Tuesday, April 26, 2011

The Color of Snow


The Museum's recent acquisition The Broken Wall, a snowy landscape by Wilson Irvine, will soon be leaving the galleries, replaced by the spring scenes of our upcoming exhibition In Bloom. Before this painted snow melts away, let's take a closer look at one tiny section of the canvas depicting a snow-covered shrub at the base of an evergreen tree.

Though we often think of Impressionists as midsummer sun-seekers, the impression of a winter landscape was perhaps even more challenging to capture, with the sun glaring off a snow-covered scene. Courbet's snowy landscapes inspired Monet's early experiments in winterscapes. It's been said many times that the Impressionists banned black from their palettes with painters choosing instead to build their dark shades from colors such as Prussian Blue or mixed complementary colors. But what about "snow white"?

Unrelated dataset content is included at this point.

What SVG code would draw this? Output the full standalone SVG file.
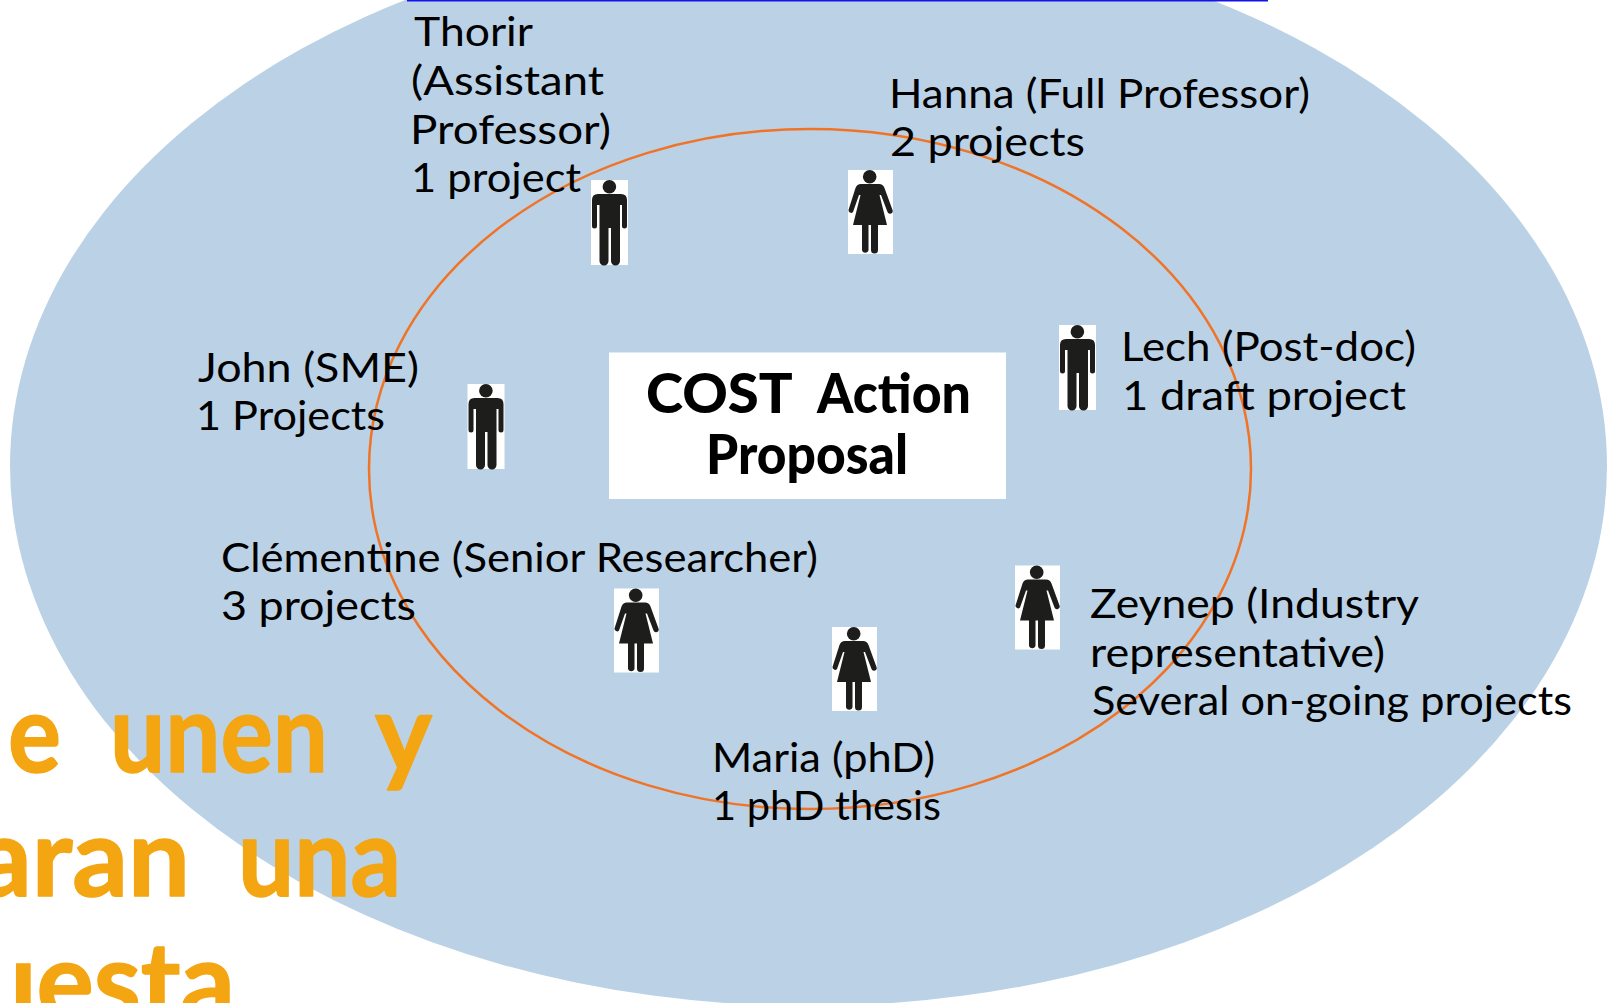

White is definitely in abundance in French and American Impressionist painting, but as Irvine shows us, white is almost never pure. The cool feeling of snow here is accomplished with a heavy dose of violet, lilac, and robin's egg blue. Irvine layers onto this icy base, adding a frosting of warmer white that tends toward a sun-faded pink. While he pushes the cool colors into the canvas, as evidenced by the individual bristle marks, he dabs on this warmer color, letting the paint be pulled from a loaded brush that barely touches the canvas.

Though in this detail The Broken Wall seems wildly painted, Irvine was no Abstract Expressionist. When viewed as a whole (see below), the painting distracts us with it's representational subject matter, concealing the multitude of abstract passages out of which it is created.